Not entirely pleased with any of the shots, though I'm not sure if my future efforts at getting this shot will be any better. Perhaps I'll switch to full manual to try to expose more for the lighted areas, and reduced the noise you get from long exposures at high ISO.

After about 20 minutes of trying for that skyline shot, I continued down the trail. It was now fully dark. The Harvest Moon was supposed to be rising, but a ridge would block my view of the moon until I was quite near the end of my hike.

Once in the parking lot, I tried a few shots of the moon. The first were heavily overexposed, as expected. Auto-exposure cameras try to balance the light with the dark, and that means a picture that is well-exposed "on average" results in a black sky and a completely washed out moon.

After a few of those shots, I switched to manual. I also needed to figure out how to make adjustments. It would appear that I could set camera to "A" (aperture-priority), use the dial on the back of the camera to dial in my desired lens aperture, then switch to "M" (manual), and use that same dial to set the shutter speed.

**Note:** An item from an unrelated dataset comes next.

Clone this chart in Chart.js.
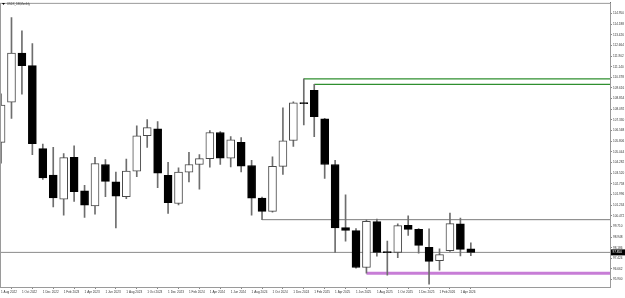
<!DOCTYPE html>
<html>
<head>
<meta charset="utf-8">
<script src="https://cdn.jsdelivr.net/npm/chart.js@4.4.1/dist/chart.umd.min.js"></script>
<style>
	html, body { margin: 0; padding: 0; background: #fff; }
</style>
</head>
<body>
<canvas id="myChart" width="625" height="298"></canvas>
<script>
var symbolTitle = "USDX_DB,Monthly";

var months = [
	"Aug 2022", "Sep 2022", "Oct 2022", "Nov 2022", "Dec 2022",
	"Jan 2023", "Feb 2023", "Mar 2023", "Apr 2023", "May 2023", "Jun 2023",
	"Jul 2023", "Aug 2023", "Sep 2023", "Oct 2023", "Nov 2023", "Dec 2023",
	"Jan 2024", "Feb 2024", "Mar 2024", "Apr 2024", "May 2024", "Jun 2024",
	"Jul 2024", "Aug 2024", "Sep 2024", "Oct 2024", "Nov 2024", "Dec 2024",
	"Jan 2025", "Feb 2025", "Mar 2025", "Apr 2025", "May 2025", "Jun 2025",
	"Jul 2025", "Aug 2025", "Sep 2025", "Oct 2025", "Nov 2025", "Dec 2025",
	"Jan 2026", "Feb 2026", "Mar 2026", "Apr 2026", "May 2026"
];

var opens = [105.72, 108.60, 112.12, 111.22, 105.27, 103.38, 101.66, 104.65, 102.25, 101.18, 104.14,
	102.90, 101.84, 103.66, 106.21, 106.69, 103.36, 101.35, 103.59, 104.14, 104.56, 106.43, 104.60,
	105.72, 104.07, 101.73, 100.78, 104.00, 105.86, 108.57, 109.45, 107.40, 104.14, 99.62, 99.41,
	96.77, 100.05, 97.85, 97.85, 99.79, 99.50, 98.21, 97.26, 97.97, 99.89, 98.11];

var highs = [109.19, 114.65, 113.70, 112.80, 105.60, 105.36, 104.92, 105.48, 102.65, 104.65, 104.49,
	103.59, 104.53, 106.90, 107.35, 107.21, 104.30, 103.90, 105.01, 104.85, 106.57, 106.50, 106.14,
	106.07, 104.44, 101.80, 104.68, 108.20, 108.62, 110.27, 109.88, 107.45, 104.44, 101.96, 99.55,
	100.17, 100.24, 98.65, 99.89, 100.47, 99.55, 99.53, 98.11, 100.67, 100.31, 98.54];

var lows = [104.23, 107.44, 109.17, 104.85, 103.07, 101.11, 100.52, 101.49, 100.35, 100.59, 101.84,
	99.60, 101.70, 103.26, 105.36, 102.48, 100.64, 101.25, 102.90, 102.37, 103.95, 104.14, 103.97,
	103.61, 100.52, 100.19, 100.72, 103.43, 105.43, 106.97, 106.14, 103.15, 97.85, 98.65, 96.72,
	96.36, 97.57, 96.22, 97.48, 99.06, 97.80, 95.58, 96.58, 97.92, 97.59, 97.62];

var closes = [108.39, 112.12, 111.22, 105.63, 103.17, 101.75, 104.63, 102.20, 101.23, 104.21, 102.93,
	101.87, 103.66, 106.19, 106.78, 103.52, 101.40, 103.59, 104.14, 104.56, 106.43, 104.60, 105.91,
	104.02, 101.73, 100.78, 104.00, 105.84, 108.55, 108.50, 107.56, 104.14, 99.60, 99.43, 96.77,
	100.07, 97.85, 97.83, 99.77, 99.50, 98.35, 97.21, 97.69, 99.91, 98.07, 97.85];

// price scale labels on the right
var yTicks = [114.950, 114.188, 113.426, 112.664, 111.902, 111.140, 110.378, 109.616, 108.854,
	108.092, 107.330, 106.568, 105.806, 105.044, 104.282, 103.520, 102.758, 101.996, 101.234,
	100.472, 99.710, 98.948, 98.186, 97.424, 96.662, 95.900, 95.138];

// horizontal levels: value and the month they start from
var levelValues = [110.27, 109.88, 100.19, 96.36];
var levelFrom = ["Jan 2025", "Feb 2025", "Sep 2024", "Jul 2025"];
var levelColors = ["#2f8f2f", "#2f8f2f", "#7a7a7a", "#c77dd6"];
var levelWidths = [1.3, 1.3, 1, 3];

var lastPrice = closes[closes.length - 1];

var X_MIN = -0.1;
var X_MAX = 58.33;
var Y_MIN = 95.372;
var Y_MAX = 115.708;
var tinyFont = { family: "'Liberation Sans', Arial, sans-serif", size: 3.1 };

var wickData = months.map(function (m, i) { return { x: i, y: [lows[i], highs[i]] }; });
var bodyData = months.map(function (m, i) { return { x: i, y: [opens[i], closes[i]] }; });
var bodyFill = months.map(function (m, i) { return closes[i] >= opens[i] ? "#ffffff" : "#000000"; });
var bodyLine = months.map(function (m, i) { return closes[i] >= opens[i] ? "#4a4a4a" : "#000000"; });

var datasets = [];
levelValues.forEach(function (v, k) {
	datasets.push({
		type: "line",
		data: [{ x: months.indexOf(levelFrom[k]), y: v }, { x: X_MAX, y: v }],
		borderColor: levelColors[k],
		borderWidth: levelWidths[k],
		pointRadius: 0,
		order: 3,
	});
});
datasets.push({
	type: "line",
	data: [{ x: X_MIN, y: lastPrice }, { x: X_MAX, y: lastPrice }],
	borderColor: "#8a8a8a",
	borderWidth: 1,
	pointRadius: 0,
	order: 3,
});
datasets.push({
	type: "bar",
	data: wickData,
	backgroundColor: "#6e6e6e",
	barThickness: 1,
	grouped: false,
	order: 2,
});
datasets.push({
	type: "bar",
	data: bodyData,
	backgroundColor: bodyFill,
	borderColor: bodyLine,
	borderWidth: 1,
	borderSkipped: false,
	barThickness: 8,
	minBarLength: 1,
	grouped: false,
	order: 1,
});

var extras = {
	id: "extras",
	afterDraw: function (chart) {
		var ctx = chart.ctx;
		var a = chart.chartArea;
		ctx.save();
		ctx.strokeStyle = "#9a9a9a";
		ctx.lineWidth = 1;
		ctx.strokeRect(a.left + 0.5, a.top + 0.5, a.right - a.left, a.bottom - a.top);
		// current price box
		var y = chart.scales.y.getPixelForValue(lastPrice);
		ctx.fillStyle = "#000";
		ctx.fillRect(a.right + 1, y - 3, 14, 6);
		ctx.fillStyle = "#fff";
		ctx.font = "3.1px 'Liberation Sans', Arial, sans-serif";
		ctx.textBaseline = "middle";
		ctx.fillText(lastPrice.toFixed(3), a.right + 2.5, y);
		// symbol caption
		ctx.fillStyle = "#000";
		ctx.beginPath();
		ctx.moveTo(2, 3);
		ctx.lineTo(5, 3);
		ctx.lineTo(3.5, 5);
		ctx.closePath();
		ctx.fill();
		ctx.fillStyle = "#333";
		ctx.font = "2.7px 'Liberation Sans', Arial, sans-serif";
		ctx.fillText(symbolTitle, 7, 4.2);
		ctx.restore();
	},
};

var ctx = document.getElementById("myChart").getContext("2d");
var myChart = new Chart(ctx, {
	type: "bar",
	data: { datasets: datasets },
	options: {
		responsive: false,
		animation: false,
		devicePixelRatio: 1,
		layout: { padding: 0 },
		plugins: {
			legend: { display: false },
			tooltip: { enabled: false },
		},
		scales: {
			x: {
				type: "linear",
				min: X_MIN,
				max: X_MAX,
				offset: false,
				afterBuildTicks: function (scale) {
					var t = [];
					for (var i = 0; i < months.length; i += 2) t.push({ value: i });
					scale.ticks = t;
				},
				afterFit: function (scale) { scale.height = 11; },
				ticks: {
					autoSkip: false,
					maxRotation: 0,
					align: "start",
					padding: 1,
					color: "#333",
					font: tinyFont,
					callback: function (v) { return "1 " + months[Math.round(v)]; },
				},
				grid: { drawOnChartArea: false, tickLength: 2, color: "#888" },
				border: { display: true, color: "#666" },
			},
			y: {
				position: "right",
				min: Y_MIN,
				max: Y_MAX,
				afterBuildTicks: function (scale) {
					scale.ticks = yTicks.filter(function (v) { return v >= Y_MIN && v <= Y_MAX; })
						.map(function (v) { return { value: v }; });
				},
				afterFit: function (scale) { scale.width = 15; },
				ticks: {
					autoSkip: false,
					crossAlign: "near",
					padding: 1,
					color: "#333",
					font: tinyFont,
					callback: function (v) { return Number(v).toFixed(3); },
				},
				grid: { drawOnChartArea: false, tickLength: 2, color: "#888" },
				border: { display: true, color: "#666" },
			},
		},
	},
	plugins: [extras],
});
</script>
</body>
</html>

I eventually determined that, at ISO 400, f 5.6 and 1/400th of a second worked pretty well.

The results are still not super-sharp. But the ISO is 400, and I'm not sure how precise the autofocus is (or if I could have done better in manual focus mode). The picture looks okay at snap-shot size, but I can't blow it up much more than this without the edges getting ragged and the sharpness getting worse.

I'll have to try again when the moon's a crescent. I think then, the shadows would give the camera something more distinct to focus on. I can also try some manual focus shots. I may also have to think about getting a t-adapter, so I can try to take some shots through one or more of my telescopes. I don't want to get serious into astrophotography, but maybe a few moon pictures, and maybe some Milky Way shots, with high ISO and exposures of about 30 seconds.

I'll call it 4.5 miles for the day. Felt good to stretch my legs, which I hadn't been able to do in over a week. I've fallen a bit behind on my target of ten hikes per month, but the unofficial goal of 100 hikes for the year is still attainable.